January 2, 2008 6:00:30 AM PST
Arena tickets, parking, garbage collection and new televisions may soon get more expensive in New Jersey.

Judges, meanwhile, will likely get some extra money in their paychecks.

New Jersey legislators are mulling new taxes and a pay hike for judges in the closing days of the legislative session.

The legislative session ends at noon Tuesday when the Legislature elected in the Nov. 6 election convenes. All bills not passed by then expire.

Two tax bills and legislation increasing judicial salaries - and the minimum salary for several county officials - weren't set for consideration until after Democrats kept legislative control in the Nov. 6 election, in which all 120 seats were decided.

The bills, all scheduled for Thursday committee hearings that would clear them for Monday votes by the full Assembly and Senate, would:

- Allow Newark to tax tickets at the new Prudential Center.

The levy could be as high as 5 percent of the ticket price, with the money raised going to Newark, the state's largest city, which has struggled with poverty and crime.

- Allow cities to impose a 7 percent parking tax during sporting events, trade shows, concerts and other special events held on weekday evenings, weekends and holidays.

The tax would be in addition to parking taxes that already may be charged in the municipality.

The money would be used to help pay police, fire, sanitation and other costs associated with hosting special events.

Newark, Jersey City and Elizabeth are the only New Jersey cities to currently impose a parking tax.

- Impose a new tax on solid waste facility owners and collectors.

The $3 per ton tax would raise $34 million per year to support municipal and county recycling programs.

Legislative staff estimates the tax should have minimal affect on county and municipal property taxes because the money raised by it will be used to provide grants to the governments, but businesses contend the proposal lacks safeguards and will increase costs.

Legislators first began debating this bill last January.

- Impose a $10 fee on the sale of each new television in New Jersey to create a recycling program for used televisions. The new fee would be imposed starting July 1.

This bill has been considered throughout the year.

- Give New Jersey judges an 11 percent pay increase.

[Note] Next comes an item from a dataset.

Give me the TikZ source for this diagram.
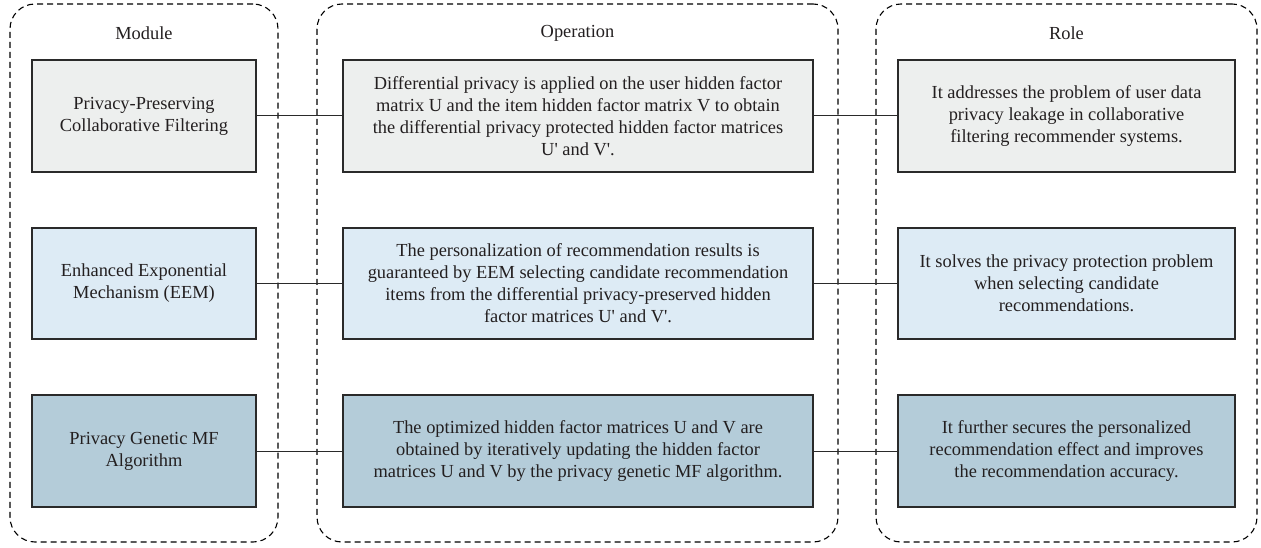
\documentclass[tikz,border=0pt]{standalone}
\usepackage{fontspec}
\setmainfont{Liberation Serif}
\definecolor{rowA}{HTML}{EDEFEE}
\definecolor{rowB}{HTML}{DDEBF5}
\definecolor{rowC}{HTML}{B4CCD9}
\definecolor{ink}{HTML}{231F20}
\definecolor{frame}{HTML}{2A2A2A}
\newcommand{\pr}{\textquotesingle}
\begin{document}
\begin{tikzpicture}[x=1pt,y=-1pt,
  container/.style={draw=black, line width=1.1pt, dash pattern=on 6pt off 4pt, rounded corners=25pt, minimum height=538pt, inner sep=0pt},
  header/.style={text=ink, font=\fontsize{18.4}{22}\selectfont},
  box/.style={draw=frame, line width=1.1pt, align=center, text=ink, inner sep=0pt,
    font=\fontsize{18.4}{22}\selectfont},
  mbox/.style={box, minimum width=224pt},
  obox/.style={box, minimum width=470pt},
  rbox/.style={box, minimum width=337pt},
  link/.style={draw=frame, line width=1pt}]
\useasboundingbox (0,0) rectangle (1261,548);
% containers
\node[container, minimum width=268pt] (cmod) at (144,273) {};
\node[container, minimum width=521pt] (cop) at (577.5,273) {};
\node[container, minimum width=381pt] (crole) at (1066.5,273) {};
% headers
\node[header] (hmod) at (144,33) {Module};
\node[header] (hop) at (577.5,33) {Operation};
\node[header] (hrole) at (1066.5,33) {Role};
% row 1
\node[mbox, fill=rowA, minimum height=112pt] (m1) at (144,116) {Privacy-Preserving\\Collaborative Filtering};
\node[obox, fill=rowA, minimum height=112pt] (o1) at (578,116) {Differential privacy is applied on the user hidden factor\\matrix U and the item hidden factor matrix V to obtain\\the differential privacy protected hidden factor matrices\\U\pr{} and V\pr.};
\node[rbox, fill=rowA, minimum height=112pt] (r1) at (1066.5,116) {It addresses the problem of user data\\privacy leakage in collaborative\\filtering recommender systems.};
% row 2
\node[mbox, fill=rowB, minimum height=111pt] (m2) at (144,283.5) {Enhanced Exponential\\Mechanism (EEM)};
\node[obox, fill=rowB, minimum height=111pt] (o2) at (578,283.5) {The personalization of recommendation results is\\guaranteed by EEM selecting candidate recommendation\\items from the differential privacy-preserved hidden\\factor matrices U\pr{} and V\pr.};
\node[rbox, fill=rowB, minimum height=111pt] (r2) at (1066.5,283.5) {It solves the privacy protection problem\\when selecting candidate\\recommendations.};
% row 3
\node[mbox, fill=rowC, minimum height=112pt] (m3) at (144,451) {Privacy Genetic MF\\Algorithm};
\node[obox, fill=rowC, minimum height=112pt] (o3) at (578,451) {The optimized hidden factor matrices U and V are\\obtained by iteratively updating the hidden factor\\matrices U and V by the privacy genetic MF algorithm.};
\node[rbox, fill=rowC, minimum height=112pt] (r3) at (1066.5,451) {It further secures the personalized\\recommendation effect and improves\\the recommendation accuracy.};
% connectors
\draw[link] (m1.east) -- (o1.west);
\draw[link] (o1.east) -- (r1.west);
\draw[link] (m2.east) -- (o2.west);
\draw[link] (o2.east) -- (r2.west);
\draw[link] (m3.east) -- (o3.west);
\draw[link] (o3.east) -- (r3.west);
\end{tikzpicture}
\end{document}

The measure would put the pay for state Superior Court judges on par with federal court judges but comes with the state facing a projected $3 billion budget deficit for next fiscal year and after judges received a 5.7 percent pay raise this year.

Under the bill, Superior Court judges would get $165,000 per year, up from $149,000; appellate judges get $175,600 per year, up from $158,500; associate Supreme Court justices $185,500 per year, up from $167,500; and the chief justice $192,795 per year, up from $173,500.

The bill also would increase the minimum salary for county clerks, surrogates, deed and mortgage registers and sheriffs from $91,650 to $107,250.